Since 2013, the Monster Energy Cup Series has used the Gen-6 cars, ending a six-year run for the Car of Tomorrow. On Monday, NASCAR outlined plans and development for the Gen-7, expecting it to be ready for the 2021 Daytona 500.
In October, NASCAR revealed the rules package for 2019, one that has drawn skepticism from fans over its potentially-artificial racing product. However, NASCAR officials have clarified the package will be not a permanent change and would instead serve as a temporary measure until the Gen-7 car is unveiled. This will also be an effort to attract new manufacturers, officially called Original Equipment Manufacturers (OEMs), to the sport.
“I think it’s important to note that the reason we headed in this direction with the 2019 rules package was really to line us up for where we wanted to go in the future from a racing standpoint, both on track from a car’s look and feel and then under the hood from an engine perspective,” NASCAR Executive Vice President Steve O’Donnell stated. “If you look at a lot of the dialogue we’ve had with our existing OEMs, potential OEMs, there’s a lot of interest to do some things differently in terms of making the cars look even more like they do on the street, making sure that we can evolve some of our engine technology as well.”
O’Donnell added the 2019 package would allow for discussion with OEMs over building more similarities between stock cars and their street counterparts.
Ford Performance Motorsports head Mark Rushbrook divided the Gen-7 development process into two stages, focusing on the car body first before designing the engine.
“I think that’s the right step for the sport to take to get a new car in those different areas,” Rushbrook said. “Then after that step is taken, then look at something for the powertrain.
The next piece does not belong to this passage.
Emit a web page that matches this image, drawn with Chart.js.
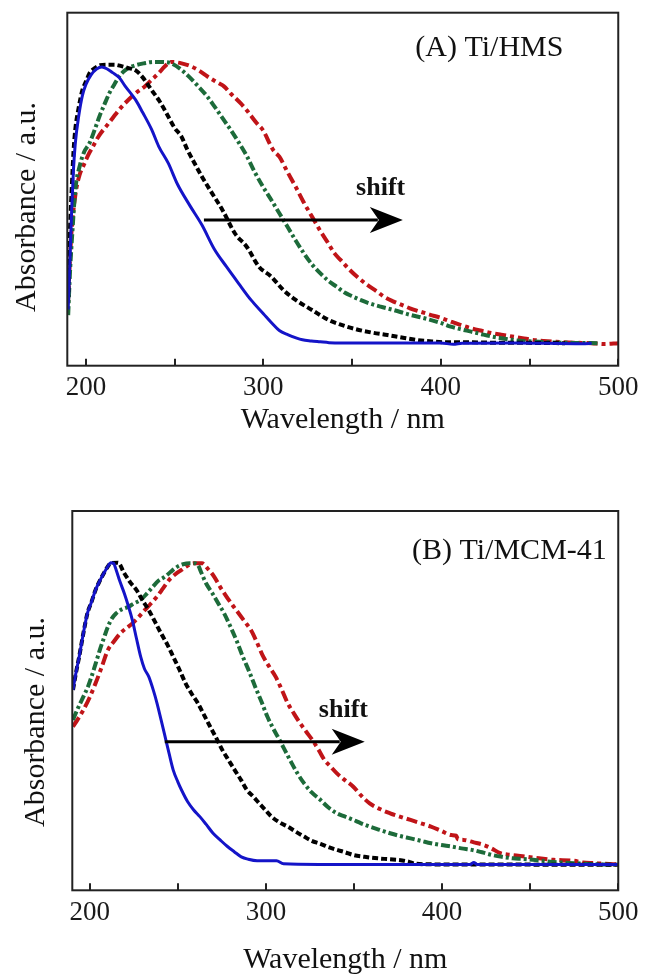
<!DOCTYPE html>
<html><head><meta charset="utf-8">
<script src="https://cdn.jsdelivr.net/npm/chart.js@4.4.1/dist/chart.umd.min.js"></script>
<style>
html,body{margin:0;padding:0;background:#fff;width:652px;height:975px;overflow:hidden}
canvas{position:absolute;left:0}
#cA{top:0}
#cB{top:470px}
</style></head><body>
<canvas id="cA" width="652" height="470"></canvas>
<canvas id="cB" width="652" height="505"></canvas>
<script>
// ---------- tick labels ----------
const xTickValues = [200, 250, 300, 350, 400, 450, 500];
const xTickLabels = ['200', '', '300', '', '400', '', '500'];

// ---------- Panel A : Ti/HMS  [wavelength nm, absorbance a.u.] ----------
const hmsBlue = [[190,0.12],[191,0.30],[192,0.48],[193,0.62],[194,0.71],[196,0.81],[198,0.88],[200,0.92],[203,0.955],[206,0.975],[209,0.982],[212,0.975],[215,0.962],[218.7,0.945],[222,0.915],[228,0.865],[232,0.82],[237,0.76],[241,0.70],[246.4,0.64],[251.6,0.565],[258.5,0.49],[265.4,0.42],[272.3,0.335],[279.2,0.272],[286,0.213],[293,0.154],[300,0.105],[305,0.07],[309,0.045],[314,0.03],[318,0.02],[322,0.012],[327,0.008],[332,0.005],[337,0.002],[345,0.001],[400,0.001],[407,-0.004],[412,0.0],[440,0.001],[480,-0.002],[485,0.0]];
const hmsBlack = [[190,0.15],[191,0.40],[192,0.55],[193,0.68],[194,0.76],[196,0.84],[198,0.90],[200,0.93],[202,0.96],[205,0.978],[208,0.988],[212,0.99],[216,0.99],[220,0.985],[224,0.978],[228,0.97],[232,0.945],[237,0.90],[241.5,0.86],[246.4,0.806],[250,0.765],[253.8,0.735],[257,0.69],[261.2,0.64],[265.4,0.592],[270,0.544],[277,0.473],[284,0.39],[290.6,0.343],[297.5,0.272],[304.4,0.237],[311.3,0.189],[318.2,0.154],[327.4,0.118],[336.6,0.083],[344,0.065],[352,0.05],[361,0.038],[370,0.029],[378,0.02],[387,0.011],[395,0.006],[405,0.003],[418,0.003],[429,0.002],[440,0.002],[452,0.001],[470,0.0]];
const hmsGreen = [[190,0.10],[191,0.25],[192.3,0.39],[194.1,0.55],[196.5,0.63],[199,0.68],[202,0.711],[205,0.76],[207.6,0.806],[210.5,0.85],[213.2,0.889],[216,0.92],[218.7,0.948],[222,0.97],[226,0.984],[233.5,0.996],[238,1.0],[242.5,1.0],[248,0.995],[253.8,0.972],[258.5,0.945],[263.3,0.913],[268,0.88],[272.4,0.842],[277,0.80],[281.5,0.759],[286,0.715],[290.7,0.665],[295,0.61],[299.8,0.556],[304.4,0.51],[309,0.462],[313.6,0.414],[318.2,0.365],[322.8,0.32],[327.4,0.28],[332,0.249],[336.6,0.222],[341.2,0.201],[345.8,0.18],[350.4,0.166],[355,0.153],[359.6,0.142],[366,0.13],[373.4,0.118],[382.6,0.101],[390,0.09],[394.1,0.083],[400,0.072],[405.6,0.059],[411,0.05],[417.1,0.041],[423,0.032],[428.6,0.024],[434,0.018],[440.1,0.012],[446,0.008],[451.6,0.006],[462,0.003],[475,0.001],[490,0.0]];
const hmsRed = [[190,0.17],[191.8,0.39],[194.1,0.53],[196.5,0.60],[198.4,0.628],[201,0.665],[203.9,0.699],[207.6,0.74],[211.3,0.77],[215,0.80],[218.7,0.83],[222,0.853],[228,0.889],[233,0.912],[237.1,0.937],[241,0.96],[244.4,0.984],[248,1.0],[253.9,0.995],[259.3,0.984],[264,0.968],[268.5,0.948],[274.6,0.925],[277.8,0.913],[281.5,0.888],[287,0.854],[290.6,0.828],[296.3,0.782],[299.8,0.757],[305.5,0.687],[309,0.663],[313.5,0.61],[318.2,0.556],[322.8,0.5],[327.4,0.45],[332,0.40],[336.6,0.355],[340,0.32],[343.5,0.296],[348,0.265],[352.7,0.237],[358,0.21],[364.2,0.183],[368,0.165],[373.4,0.148],[378,0.136],[382.6,0.124],[388,0.113],[394.1,0.101],[400,0.09],[405.6,0.077],[411,0.065],[417.1,0.053],[423,0.044],[428.6,0.036],[434,0.03],[440.1,0.024],[446,0.018],[451.6,0.012],[458,0.008],[465,0.005],[474.6,0.002],[485,0.0],[492,-0.003],[500,0.0]];

// ---------- Panel B : Ti/MCM-41 ----------
const mcmBlue = [[190.5,0.579],[192,0.63],[194,0.689],[196.5,0.77],[198.7,0.833],[201,0.87],[203.3,0.91],[205.7,0.94],[208,0.965],[210,0.985],[212,1.0],[213.5,0.998],[215,0.976],[217,0.94],[219.6,0.899],[222,0.855],[224.2,0.81],[226.5,0.75],[228.9,0.689],[231,0.65],[233.5,0.623],[236,0.58],[238.2,0.535],[240.5,0.48],[242.8,0.424],[245,0.37],[247.4,0.314],[250,0.275],[252.1,0.248],[255.5,0.21],[259,0.182],[262.5,0.16],[266,0.135],[270,0.105],[274,0.083],[278,0.062],[282,0.044],[286,0.027],[290,0.019],[295,0.014],[306,0.014],[310,0.004],[330,0.002],[400,0.002],[416,0.002],[418,0.008],[420,0.002],[500,0.002]];
const mcmBlack = [[190.5,0.579],[192,0.63],[194,0.689],[196.5,0.77],[198.7,0.833],[201,0.87],[203.3,0.91],[205.7,0.94],[208,0.965],[210,0.985],[212,0.998],[216,1.0],[219.6,0.965],[223,0.935],[226.5,0.91],[230,0.875],[233.5,0.843],[237,0.805],[240.5,0.766],[244,0.73],[247.4,0.689],[251,0.645],[254.4,0.601],[258,0.565],[261.4,0.535],[265,0.495],[268.3,0.458],[272,0.418],[275.3,0.38],[279,0.345],[282.3,0.314],[286,0.28],[289.2,0.248],[293,0.225],[296.2,0.204],[300,0.18],[303.2,0.16],[308,0.14],[312.4,0.127],[317,0.11],[321.7,0.094],[326,0.08],[331,0.07],[336,0.058],[340.3,0.05],[345,0.042],[349.6,0.033],[356,0.027],[363.5,0.022],[370,0.019],[377.4,0.015],[381,0.011],[385,0.004],[400,0.002],[430,0.002],[460,0.001],[500,0.001]];
const mcmGreen = [[190.5,0.48],[193,0.515],[196.4,0.557],[199,0.59],[201,0.623],[203.3,0.665],[205.7,0.711],[208,0.75],[210.3,0.788],[212.5,0.815],[214.9,0.832],[218,0.845],[221.9,0.854],[225,0.865],[228.9,0.877],[232,0.895],[235.9,0.921],[239,0.94],[242.8,0.954],[246,0.97],[249.8,0.987],[253,0.995],[256.7,0.998],[259,0.998],[261.4,0.992],[263.5,0.965],[266,0.932],[269.5,0.9],[273,0.865],[276.5,0.83],[279.9,0.788],[283.5,0.74],[286.9,0.689],[290.5,0.64],[293.9,0.59],[297.5,0.54],[300.8,0.491],[304.3,0.45],[307.8,0.413],[311.2,0.375],[314.7,0.336],[318.2,0.3],[321.7,0.27],[326,0.24],[331,0.215],[335.5,0.19],[340.3,0.171],[345,0.16],[349.6,0.149],[354,0.138],[358.9,0.127],[364.7,0.116],[370.5,0.105],[376,0.096],[382.1,0.088],[388,0.08],[393.7,0.072],[399.5,0.066],[405.3,0.061],[411,0.055],[416.9,0.05],[422.7,0.042],[428.5,0.033],[434,0.027],[440.1,0.022],[446,0.02],[451.7,0.017],[463,0.01],[474.9,0.006],[486,0.003],[498,0.0]];
const mcmRed = [[190.5,0.458],[193,0.48],[196.4,0.513],[200,0.555],[203.3,0.601],[206.8,0.655],[210.3,0.711],[213.8,0.74],[217.3,0.766],[220.7,0.783],[224.2,0.799],[227.7,0.82],[231.2,0.843],[234.7,0.865],[238.2,0.888],[241.6,0.915],[245.1,0.943],[248.6,0.962],[252.1,0.976],[255.5,0.99],[259,0.998],[263.7,0.998],[267,0.98],[270.6,0.954],[274,0.92],[277.6,0.888],[281,0.86],[284.6,0.832],[288,0.805],[291.5,0.777],[295,0.735],[298.5,0.689],[302,0.655],[305.5,0.623],[309,0.58],[312.4,0.535],[316,0.5],[319.4,0.469],[323,0.44],[326.4,0.413],[330,0.38],[333.3,0.347],[336.8,0.325],[340.3,0.303],[345,0.28],[349.6,0.259],[354,0.23],[358.9,0.204],[364.7,0.185],[370.5,0.171],[376,0.16],[382.1,0.149],[388,0.138],[393.7,0.127],[399.5,0.113],[405.3,0.099],[408,0.097],[409,0.085],[412.2,0.083],[418,0.075],[423.8,0.066],[428,0.055],[433.1,0.039],[440,0.033],[447,0.028],[455,0.022],[463.3,0.017],[474.9,0.014],[480,0.008],[486.5,0.006],[492,0.004],[500,0.002]];

// ---------- annotations (data coordinates) ----------
const panelLabels = ['(A) Ti/HMS', '(B) Ti/MCM-41'];
const labelPosA = [469.1, 1.022], labelPosB = [493.5, 1.012];
const shiftText = 'shift';
const shiftPosA = [366.1, 0.527], shiftPosB = [344, 0.49];
const arrowA = [266.5, 378.6, 0.438], arrowB = [242.6, 356.1, 0.408];
const xTitle = 'Wavelength / nm', yTitle = 'Absorbance / a.u.';

const SERIF = '"Liberation Serif", "Times New Roman", serif';
const styles = [
  {color: '#1414c8', dash: [], width: 3, order: 1},
  {color: '#000000', dash: [6, 3], width: 4, order: 2},
  {color: '#1d6b3a', dash: [9, 3, 3, 3], width: 4, order: 3},
  {color: '#c01418', dash: [11, 4, 4, 4], width: 4, order: 4}
];

const annotPlugin = {
  id: 'annot',
  afterDraw(chart, args, o) {
    const {ctx, chartArea: a, scales: {x, y}} = chart;
    ctx.save();
    ctx.strokeStyle = '#222'; ctx.lineWidth = 2;
    ctx.strokeRect(a.left, a.top, a.right - a.left, a.bottom - a.top);
    ctx.fillStyle = '#111';
    ctx.font = '30px ' + SERIF;
    ctx.textAlign = 'right'; ctx.textBaseline = 'alphabetic';
    ctx.fillText(o.label, x.getPixelForValue(o.labelPos[0]), y.getPixelForValue(o.labelPos[1]));
    ctx.font = 'bold 26px ' + SERIF;
    ctx.textAlign = 'center';
    ctx.fillText(shiftText, x.getPixelForValue(o.shiftPos[0]), y.getPixelForValue(o.shiftPos[1]));
    const x0 = x.getPixelForValue(o.arrow[0]), x1 = x.getPixelForValue(o.arrow[1]), yy = y.getPixelForValue(o.arrow[2]);
    const hl = 33, hw = 13;
    ctx.strokeStyle = '#000'; ctx.fillStyle = '#000'; ctx.lineWidth = 3;
    ctx.beginPath(); ctx.moveTo(x0, yy); ctx.lineTo(x1 - hl + 8, yy); ctx.stroke();
    ctx.beginPath(); ctx.moveTo(x1, yy); ctx.lineTo(x1 - hl, yy - hw); ctx.lineTo(x1 - hl + 9, yy); ctx.lineTo(x1 - hl, yy + hw); ctx.closePath(); ctx.fill();
    ctx.translate(o.yTitleX, o.yTitleY); ctx.rotate(-Math.PI / 2);
    ctx.fillStyle = '#111';
    ctx.font = '30px ' + SERIF; ctx.textAlign = 'center'; ctx.textBaseline = 'middle';
    ctx.fillText(yTitle, 0, 0);
    ctx.restore();
  }
};

function makeChart(id, series, p) {
  new Chart(document.getElementById(id), {
    type: 'line',
    data: {
      datasets: series.map((s, i) => ({
        data: s.map(([wl, ab]) => ({x: wl, y: ab})),
        borderColor: styles[i].color, borderDash: styles[i].dash, borderWidth: styles[i].width,
        order: styles[i].order, pointRadius: 0, fill: false, cubicInterpolationMode: 'monotone',
        borderCapStyle: 'butt'
      }))
    },
    options: {
      responsive: false, animation: false, devicePixelRatio: 1,
      layout: {padding: p.padding},
      plugins: {legend: {display: false}, tooltip: {enabled: false}, annot: p.annot},
      scales: {
        x: {
          type: 'linear', min: p.xmin, max: 500,
          afterBuildTicks: s => { s.ticks = xTickValues.map(v => ({value: v})); },
          afterFit: s => { s.height = p.xh; },
          border: {display: false},
          grid: {drawOnChartArea: false, drawTicks: true, tickLength: -7, color: '#222', lineWidth: 2},
          ticks: {autoSkip: false, maxRotation: 0, padding: 13.5, color: '#1a1a1a',
            font: {family: SERIF, size: 27},
            callback: v => { const k = xTickValues.indexOf(v); return k >= 0 ? xTickLabels[k] : ''; }},
          title: {display: true, text: xTitle, color: '#111', font: {family: SERIF, size: 30, lineHeight: 1},
            padding: {top: 0, bottom: p.titlePad}}
        },
        y: {type: 'linear', display: false, min: p.ymin, max: p.ymax}
      }
    },
    plugins: [annotPlugin]
  });
}

makeChart('cA', [hmsBlue, hmsBlack, hmsGreen, hmsRed], {
  xmin: 189.5, ymin: -0.080, ymax: 1.175, xh: 70, titlePad: 1,
  padding: {left: 67.3, top: 12.7, right: 24.3, bottom: 34.3},
  annot: {label: panelLabels[0], labelPos: labelPosA, shiftPos: shiftPosA, arrow: arrowA, yTitleX: 27.5, yTitleY: 207}
});
makeChart('cB', [mcmBlue, mcmBlack, mcmGreen, mcmRed], {
  xmin: 190.1, ymin: -0.0837, ymax: 1.171, xh: 84.5, titlePad: 0,
  padding: {left: 72.3, top: 41, right: 24.3, bottom: 0.2},
  annot: {label: panelLabels[1], labelPos: labelPosB, shiftPos: shiftPosB, arrow: arrowB, yTitleX: 36.5, yTitleY: 252}
});
</script>
</body></html>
I think it’s too much to do the engine at the same time, but I think it’s something that can follow after the new car.”
The Gen-7 car is also expected to feature composite bodies, a cost-saving change that is also taking place in the Xfinity Series and already in others like the ARCA Racing Series. O’Donnell added the lower series composite bodies would also potentially be interchangeable among one another, allowing crossover between the development leagues.